Yassona menegaskan dalam membahas wacana revisi Peraturan Pemerintah Nomor 99 Tahun 2012 tentang syarat dan tata cara pelaksanaan hak warga binaan pemasyarakatan ini harus melibatkan semua pihak.
"Bukan diam, kita buat seolah-olah kita akan menelikung. Tidak, dari dulu sudah kita buka wacana itu, FGD (focus group discution) di seluruh provinsi ada dan kita undang pakar-pakar," kata Menkumham.
Laoly mengatakan bahwa dalam membahas revisi PP 99/2012 ada pihak yang mewakili KPK, polisi, jaksa, Kementerian Sekretaris Negara dan semua pihak secara prinsip menyetujui draft.
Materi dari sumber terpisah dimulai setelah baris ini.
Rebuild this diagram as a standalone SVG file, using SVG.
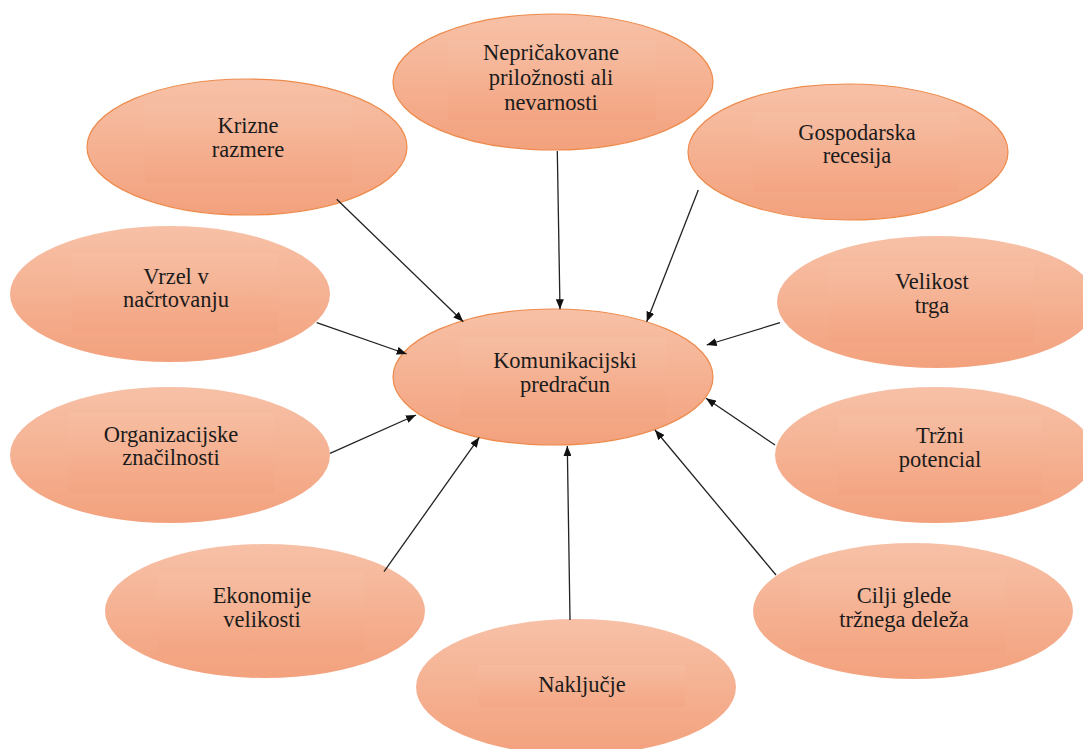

"Secara prinsip setuju draft itu. akan kita lanjutkan, akan kita bahas lagi teknis berikutnya," kata Laoly.
Menkumham mengatakan aturan syarat dan tata cara pelaksanaan hak warga binaan pemasyarakatan ini ada keinginan tidak melanggar UU di atasnya (UU Nomor 12 Tahun 1995 tentang Pemasyarakatan).
"Kita koreaksi, jangan membuat sesuatu tidak benar karena hanya emosional. Tapi tetap prinsip (untuk) koruptor, teroris, bandar narkoba tetap mempunyai perbedaan dalam hal remisi dan pembebasan bersyarat," kata Laoly.
Menkumham mengatakan prinsip tersebut tetap dipegang, namun yang beredar di publik permasalahannya sudah heboh duluan sehingga banyak orang yang mengkritik.
Laoly mengatakan revisi aturan ini untuk menghilangkan diskriminasi dalam menentukan syarat dan tata cara pelaksanaan hak warga binaan pemasyarakatan.
Untuk menghilangkan diskrimanasi ini, kata Laoly, ada wacana pembentukan Tim Pengawas Pemasyarakatan (TPP), dimana ada unsur polisi, jaksa, KPK, Kemenkumham dalam menetapkan remisi dan pembebasan bersyarat untuk narapidana.
"Jadi melalui TPP supaya jangan ada diskriminasi. Sekarang ini ada Napi koruptor dari kejaksaan beda 'treatment'-nya dari Napi koruptor dari KPK," katanya.
Laoly mengatakan setiap narapidana memiliki hak mendapatkan remisi, namun untuk pidana luar biasa (extraordinary crime) harus dibedakan aturannya dengan narapidana biasa.